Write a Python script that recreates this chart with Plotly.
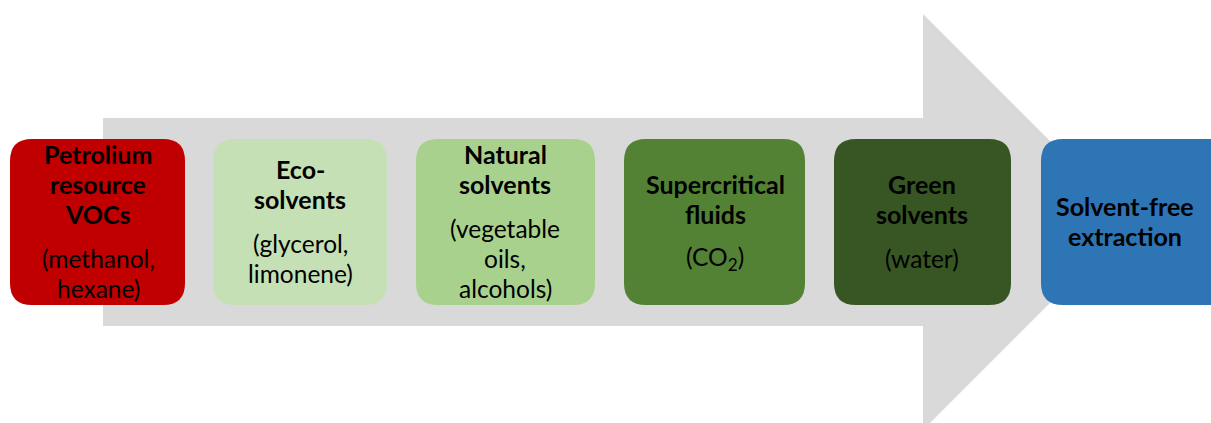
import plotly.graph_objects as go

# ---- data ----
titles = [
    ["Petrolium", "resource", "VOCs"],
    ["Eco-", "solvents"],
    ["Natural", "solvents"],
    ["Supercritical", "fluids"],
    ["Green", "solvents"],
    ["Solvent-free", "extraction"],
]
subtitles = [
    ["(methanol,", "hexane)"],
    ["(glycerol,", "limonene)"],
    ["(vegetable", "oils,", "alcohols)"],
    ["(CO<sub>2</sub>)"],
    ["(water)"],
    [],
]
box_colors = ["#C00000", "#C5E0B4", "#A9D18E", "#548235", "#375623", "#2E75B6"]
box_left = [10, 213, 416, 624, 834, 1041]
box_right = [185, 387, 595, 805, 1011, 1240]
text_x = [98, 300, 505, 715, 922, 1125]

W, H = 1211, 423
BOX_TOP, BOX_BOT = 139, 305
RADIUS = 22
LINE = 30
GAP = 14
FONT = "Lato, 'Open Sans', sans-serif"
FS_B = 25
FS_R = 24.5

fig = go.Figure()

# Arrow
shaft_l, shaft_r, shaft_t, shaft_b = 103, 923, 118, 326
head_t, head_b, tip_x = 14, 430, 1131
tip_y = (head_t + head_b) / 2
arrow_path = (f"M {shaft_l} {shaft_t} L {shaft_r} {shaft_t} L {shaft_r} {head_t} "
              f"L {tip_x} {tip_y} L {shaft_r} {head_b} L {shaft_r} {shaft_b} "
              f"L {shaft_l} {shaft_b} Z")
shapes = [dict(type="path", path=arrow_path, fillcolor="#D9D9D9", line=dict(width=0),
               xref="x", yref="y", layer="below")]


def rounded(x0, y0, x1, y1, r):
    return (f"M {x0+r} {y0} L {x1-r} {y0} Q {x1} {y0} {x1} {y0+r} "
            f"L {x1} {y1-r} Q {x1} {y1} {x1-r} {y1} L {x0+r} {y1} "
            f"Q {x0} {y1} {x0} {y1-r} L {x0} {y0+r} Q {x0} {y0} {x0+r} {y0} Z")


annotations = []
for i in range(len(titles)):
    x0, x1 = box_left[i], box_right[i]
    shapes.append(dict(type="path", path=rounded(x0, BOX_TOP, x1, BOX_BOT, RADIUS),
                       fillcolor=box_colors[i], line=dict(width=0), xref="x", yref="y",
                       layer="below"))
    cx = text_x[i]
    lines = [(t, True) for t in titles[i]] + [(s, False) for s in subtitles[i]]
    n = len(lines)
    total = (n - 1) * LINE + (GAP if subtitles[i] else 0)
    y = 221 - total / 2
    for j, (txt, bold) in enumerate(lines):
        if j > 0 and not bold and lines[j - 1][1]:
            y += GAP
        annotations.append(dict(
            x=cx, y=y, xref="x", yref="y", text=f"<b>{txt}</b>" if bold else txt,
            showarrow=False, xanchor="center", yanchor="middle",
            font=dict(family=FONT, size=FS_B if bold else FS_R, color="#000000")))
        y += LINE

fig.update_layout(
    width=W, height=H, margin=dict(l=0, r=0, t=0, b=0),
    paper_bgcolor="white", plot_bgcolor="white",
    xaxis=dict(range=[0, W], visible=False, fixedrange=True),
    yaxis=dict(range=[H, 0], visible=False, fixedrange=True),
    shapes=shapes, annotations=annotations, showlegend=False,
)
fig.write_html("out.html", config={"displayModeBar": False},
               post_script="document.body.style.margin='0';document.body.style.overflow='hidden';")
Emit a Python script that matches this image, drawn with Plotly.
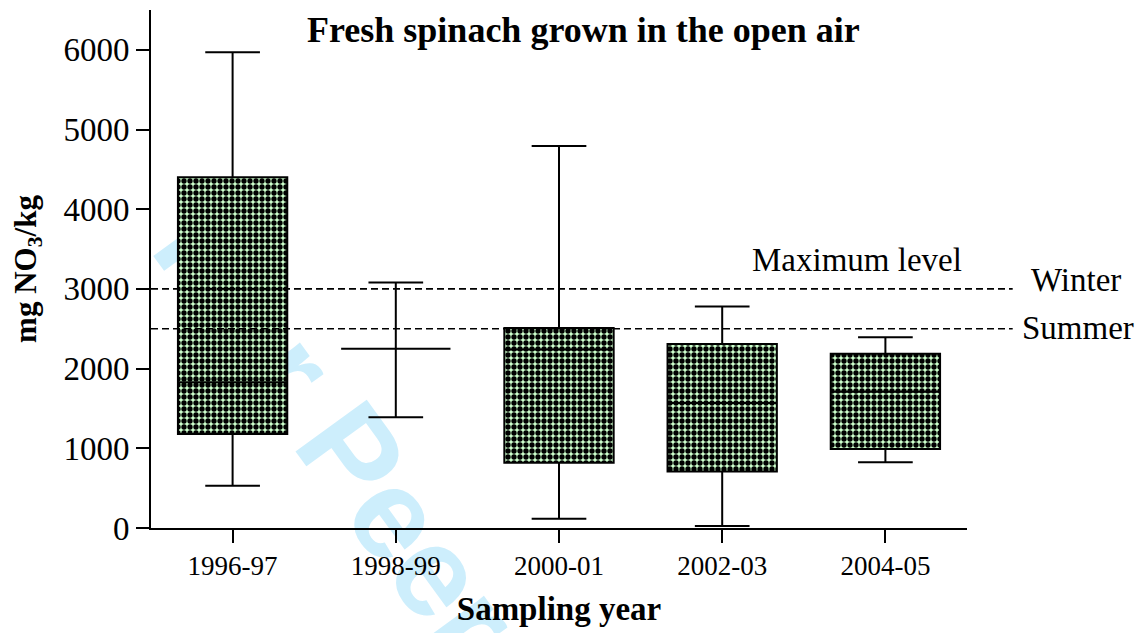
-*-*-
> [What to produce] Copy all of the entries verbatim, leaving out any pictures they contain.

> [Right answer]
Write a Python script that recreates this chart with Plotly.
import plotly.graph_objects as go

# ---- data ----
titles = [
    ["Petrolium", "resource", "VOCs"],
    ["Eco-", "solvents"],
    ["Natural", "solvents"],
    ["Supercritical", "fluids"],
    ["Green", "solvents"],
    ["Solvent-free", "extraction"],
]
subtitles = [
    ["(methanol,", "hexane)"],
    ["(glycerol,", "limonene)"],
    ["(vegetable", "oils,", "alcohols)"],
    ["(CO<sub>2</sub>)"],
    ["(water)"],
    [],
]
box_colors = ["#C00000", "#C5E0B4", "#A9D18E", "#548235", "#375623", "#2E75B6"]
box_left = [10, 213, 416, 624, 834, 1041]
box_right = [185, 387, 595, 805, 1011, 1240]
text_x = [98, 300, 505, 715, 922, 1125]

W, H = 1211, 423
BOX_TOP, BOX_BOT = 139, 305
RADIUS = 22
LINE = 30
GAP = 14
FONT = "Lato, 'Open Sans', sans-serif"
FS_B = 25
FS_R = 24.5

fig = go.Figure()

# Arrow
shaft_l, shaft_r, shaft_t, shaft_b = 103, 923, 118, 326
head_t, head_b, tip_x = 14, 430, 1131
tip_y = (head_t + head_b) / 2
arrow_path = (f"M {shaft_l} {shaft_t} L {shaft_r} {shaft_t} L {shaft_r} {head_t} "
              f"L {tip_x} {tip_y} L {shaft_r} {head_b} L {shaft_r} {shaft_b} "
              f"L {shaft_l} {shaft_b} Z")
shapes = [dict(type="path", path=arrow_path, fillcolor="#D9D9D9", line=dict(width=0),
               xref="x", yref="y", layer="below")]


def rounded(x0, y0, x1, y1, r):
    return (f"M {x0+r} {y0} L {x1-r} {y0} Q {x1} {y0} {x1} {y0+r} "
            f"L {x1} {y1-r} Q {x1} {y1} {x1-r} {y1} L {x0+r} {y1} "
            f"Q {x0} {y1} {x0} {y1-r} L {x0} {y0+r} Q {x0} {y0} {x0+r} {y0} Z")


annotations = []
for i in range(len(titles)):
    x0, x1 = box_left[i], box_right[i]
    shapes.append(dict(type="path", path=rounded(x0, BOX_TOP, x1, BOX_BOT, RADIUS),
                       fillcolor=box_colors[i], line=dict(width=0), xref="x", yref="y",
                       layer="below"))
    cx = text_x[i]
    lines = [(t, True) for t in titles[i]] + [(s, False) for s in subtitles[i]]
    n = len(lines)
    total = (n - 1) * LINE + (GAP if subtitles[i] else 0)
    y = 221 - total / 2
    for j, (txt, bold) in enumerate(lines):
        if j > 0 and not bold and lines[j - 1][1]:
            y += GAP
        annotations.append(dict(
            x=cx, y=y, xref="x", yref="y", text=f"<b>{txt}</b>" if bold else txt,
            showarrow=False, xanchor="center", yanchor="middle",
            font=dict(family=FONT, size=FS_B if bold else FS_R, color="#000000")))
        y += LINE

fig.update_layout(
    width=W, height=H, margin=dict(l=0, r=0, t=0, b=0),
    paper_bgcolor="white", plot_bgcolor="white",
    xaxis=dict(range=[0, W], visible=False, fixedrange=True),
    yaxis=dict(range=[H, 0], visible=False, fixedrange=True),
    shapes=shapes, annotations=annotations, showlegend=False,
)
fig.write_html("out.html", config={"displayModeBar": False},
               post_script="document.body.style.margin='0';document.body.style.overflow='hidden';")
Emit a Python script that matches this image, drawn with Plotly.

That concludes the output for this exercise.